Ilyce Glink

If you're wondering what will happen to the housing market in the near future, the answer is: not much.

What has become painfully clear with the recently released existing-home sales data for July is that the government's real estate industry life support measures were truly keeping the housing industry afloat.

What we see now is that real estate should have flat-lined sometime last year. We can see the true effects of the home buyer tax credits, as well as the $1.25 trillion the Federal Reserve spent buying mortgage-backed securities. It's clear not only that the new home construction industry is in a depression, but that home buyer demand has all but evaporated, and may not return for quite some time.

Last week, the National Association of Realtors (NAR) announced that existing home sales had fallen 27 percent in July -- a drop nearly 50 percent greater than many economists had expected.

A day later, the National Association of Home Builders announced that new home sales had fallen more than 12 percent in July to an average annual sales rate of 271,000. This is a new low for new home sales. In 1982, when mortgage interest rates were at 18 percent, home builders still sold about 324,000 homes. In 2009, they barely sold 300,000 homes, and now we're about 10 percent below that number.

Oh, and 1982 was nearly 30 years ago.

But let's get back to this idea that economists are "surprised" by these poor housing numbers. Really? How could their expectations have been so far off? In mid-May, the Mortgage Bankers Association announced that interest in purchase mortgages (the kind you use when you purchase property, as opposed to when you refinance an existing mortgage) had, in their words, "plummeted."

In the weeks after the April 30 end of the tax credits, the Mortgage Bankers Association reported that interest in purchase mortgages continued to fall at 10 to 20 percent per week.

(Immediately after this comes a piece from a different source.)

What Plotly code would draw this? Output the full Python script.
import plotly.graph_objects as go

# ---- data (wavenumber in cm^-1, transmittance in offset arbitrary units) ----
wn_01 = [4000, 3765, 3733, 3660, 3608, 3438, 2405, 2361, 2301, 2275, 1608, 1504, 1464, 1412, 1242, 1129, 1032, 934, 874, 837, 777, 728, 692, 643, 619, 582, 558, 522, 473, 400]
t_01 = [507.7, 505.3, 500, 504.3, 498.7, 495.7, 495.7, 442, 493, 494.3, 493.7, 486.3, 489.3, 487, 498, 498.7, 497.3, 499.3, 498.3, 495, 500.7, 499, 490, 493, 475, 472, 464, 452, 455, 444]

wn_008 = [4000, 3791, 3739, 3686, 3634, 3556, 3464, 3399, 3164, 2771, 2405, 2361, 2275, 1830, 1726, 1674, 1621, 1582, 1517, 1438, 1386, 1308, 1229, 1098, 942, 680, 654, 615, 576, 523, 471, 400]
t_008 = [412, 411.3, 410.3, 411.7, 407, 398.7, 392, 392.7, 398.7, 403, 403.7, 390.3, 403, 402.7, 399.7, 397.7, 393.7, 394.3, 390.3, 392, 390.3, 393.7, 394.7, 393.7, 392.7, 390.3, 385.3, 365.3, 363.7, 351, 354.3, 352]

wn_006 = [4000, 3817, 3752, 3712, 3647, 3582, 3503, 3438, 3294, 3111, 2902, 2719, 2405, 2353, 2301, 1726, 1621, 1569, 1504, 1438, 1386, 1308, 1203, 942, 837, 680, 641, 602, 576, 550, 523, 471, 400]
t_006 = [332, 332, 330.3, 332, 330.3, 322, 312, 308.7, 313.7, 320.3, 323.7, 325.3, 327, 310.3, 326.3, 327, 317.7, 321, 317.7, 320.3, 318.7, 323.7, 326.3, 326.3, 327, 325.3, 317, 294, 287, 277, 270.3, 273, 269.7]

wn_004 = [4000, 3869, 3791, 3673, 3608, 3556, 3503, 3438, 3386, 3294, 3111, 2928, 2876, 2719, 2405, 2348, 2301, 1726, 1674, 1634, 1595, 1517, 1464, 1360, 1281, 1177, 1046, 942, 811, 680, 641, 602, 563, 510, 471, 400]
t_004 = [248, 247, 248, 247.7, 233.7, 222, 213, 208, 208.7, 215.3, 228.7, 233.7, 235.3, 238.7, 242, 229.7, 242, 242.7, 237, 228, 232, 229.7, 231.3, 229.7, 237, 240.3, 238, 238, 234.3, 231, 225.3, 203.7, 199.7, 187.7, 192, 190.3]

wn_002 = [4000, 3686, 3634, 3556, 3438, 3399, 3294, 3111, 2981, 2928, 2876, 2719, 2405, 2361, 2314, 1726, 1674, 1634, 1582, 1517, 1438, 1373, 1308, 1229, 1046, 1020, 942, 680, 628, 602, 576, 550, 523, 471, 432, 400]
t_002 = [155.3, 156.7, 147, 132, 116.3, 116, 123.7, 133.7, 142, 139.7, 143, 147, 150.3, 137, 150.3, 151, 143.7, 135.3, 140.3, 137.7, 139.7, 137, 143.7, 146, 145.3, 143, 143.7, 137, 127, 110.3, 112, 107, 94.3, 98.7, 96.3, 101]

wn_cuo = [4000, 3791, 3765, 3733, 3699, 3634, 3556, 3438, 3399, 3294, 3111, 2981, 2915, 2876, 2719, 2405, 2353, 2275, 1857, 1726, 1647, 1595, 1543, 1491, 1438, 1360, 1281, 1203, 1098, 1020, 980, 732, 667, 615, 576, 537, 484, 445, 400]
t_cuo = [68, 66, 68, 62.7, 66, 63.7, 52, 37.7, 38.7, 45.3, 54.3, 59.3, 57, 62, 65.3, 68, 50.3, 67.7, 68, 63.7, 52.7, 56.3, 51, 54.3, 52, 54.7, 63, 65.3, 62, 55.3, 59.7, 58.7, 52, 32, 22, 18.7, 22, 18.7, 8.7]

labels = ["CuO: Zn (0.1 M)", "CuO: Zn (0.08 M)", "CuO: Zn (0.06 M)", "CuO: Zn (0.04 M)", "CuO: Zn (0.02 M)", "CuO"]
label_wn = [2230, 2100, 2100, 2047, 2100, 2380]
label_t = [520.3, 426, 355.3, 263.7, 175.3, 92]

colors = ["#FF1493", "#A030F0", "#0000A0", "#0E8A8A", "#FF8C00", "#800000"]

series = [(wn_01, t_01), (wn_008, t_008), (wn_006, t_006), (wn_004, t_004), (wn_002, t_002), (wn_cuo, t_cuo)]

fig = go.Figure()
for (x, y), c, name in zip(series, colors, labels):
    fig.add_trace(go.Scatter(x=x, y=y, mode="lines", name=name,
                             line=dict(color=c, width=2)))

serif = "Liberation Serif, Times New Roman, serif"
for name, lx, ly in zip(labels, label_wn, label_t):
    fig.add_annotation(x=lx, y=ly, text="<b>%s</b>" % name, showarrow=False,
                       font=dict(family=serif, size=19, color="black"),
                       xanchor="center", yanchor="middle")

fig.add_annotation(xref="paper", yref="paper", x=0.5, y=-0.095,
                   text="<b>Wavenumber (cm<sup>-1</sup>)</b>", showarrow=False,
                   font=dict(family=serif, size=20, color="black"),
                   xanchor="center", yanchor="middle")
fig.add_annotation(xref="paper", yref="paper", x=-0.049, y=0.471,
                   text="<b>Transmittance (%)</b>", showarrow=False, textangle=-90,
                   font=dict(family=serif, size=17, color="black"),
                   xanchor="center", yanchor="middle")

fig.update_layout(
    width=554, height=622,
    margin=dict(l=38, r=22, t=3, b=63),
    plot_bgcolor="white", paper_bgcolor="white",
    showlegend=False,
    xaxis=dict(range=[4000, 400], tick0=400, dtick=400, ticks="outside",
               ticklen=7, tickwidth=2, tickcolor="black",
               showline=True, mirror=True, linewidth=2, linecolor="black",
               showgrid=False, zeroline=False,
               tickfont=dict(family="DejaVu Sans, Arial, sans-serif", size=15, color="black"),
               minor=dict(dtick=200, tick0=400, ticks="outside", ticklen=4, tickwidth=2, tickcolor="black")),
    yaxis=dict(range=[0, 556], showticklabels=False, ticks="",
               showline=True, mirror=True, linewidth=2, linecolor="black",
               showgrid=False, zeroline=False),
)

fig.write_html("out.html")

Even this week, refinancing makes up the vast majority of all mortgage activity. Meanwhile, mortgage interest rates are at 60-year lows. I just locked in a 15-year loan at 3.75 percent. After my mortgage interest deduction, my net interest rate might be something like 2 to 3 percent. It's virtually free money and fewer people are able to qualify for it.

What does this mean? Almost no one is buying homes. I fully expect that when the August existing home and new home sales numbers are released (typically in the third week of September), they will show further deterioration.

In addition to extremely poor sales numbers, the Realtors reported that the inventory of existing homes had risen to a 12 months' supply. That means it will take 12 months at the current rate of sale to sell all the homes that are currently on the market.

The inventory number, as scary as it is, doesn't include millions of foreclosures that the banks are withholding because they don't want to flood the market with listings. And, it doesn't include the millions of homes whose owners who either don't qualify or who are dropping out of the government's loan modification mess of a program. It also doesn't include the millions of home sellers who would jump into the real estate market in a heartbeat if they thought they had a chance of selling.

So, millions of homes aren't selling, and millions more have been foreclosed upon or are due to be that haven't yet come on the market. And millions of Americans have lost their jobs, many of whom are quickly aging out of eligibility for further unemployment benefits. And the moving average of new unemployment claims is rising to heights not seen since 2009. Is it any surprise that the housing market has faltered?

Perhaps economists who describe the recovery as "modest" or even "extremely modest" need to spend time away from their calculators and offices. Because if they were to look beyond the comfortable confines of Wall Street or Washington, D.C., they might see that, instead of a modest recovery, we have a deep recession or even a depression from which most of America hasn't yet recovered.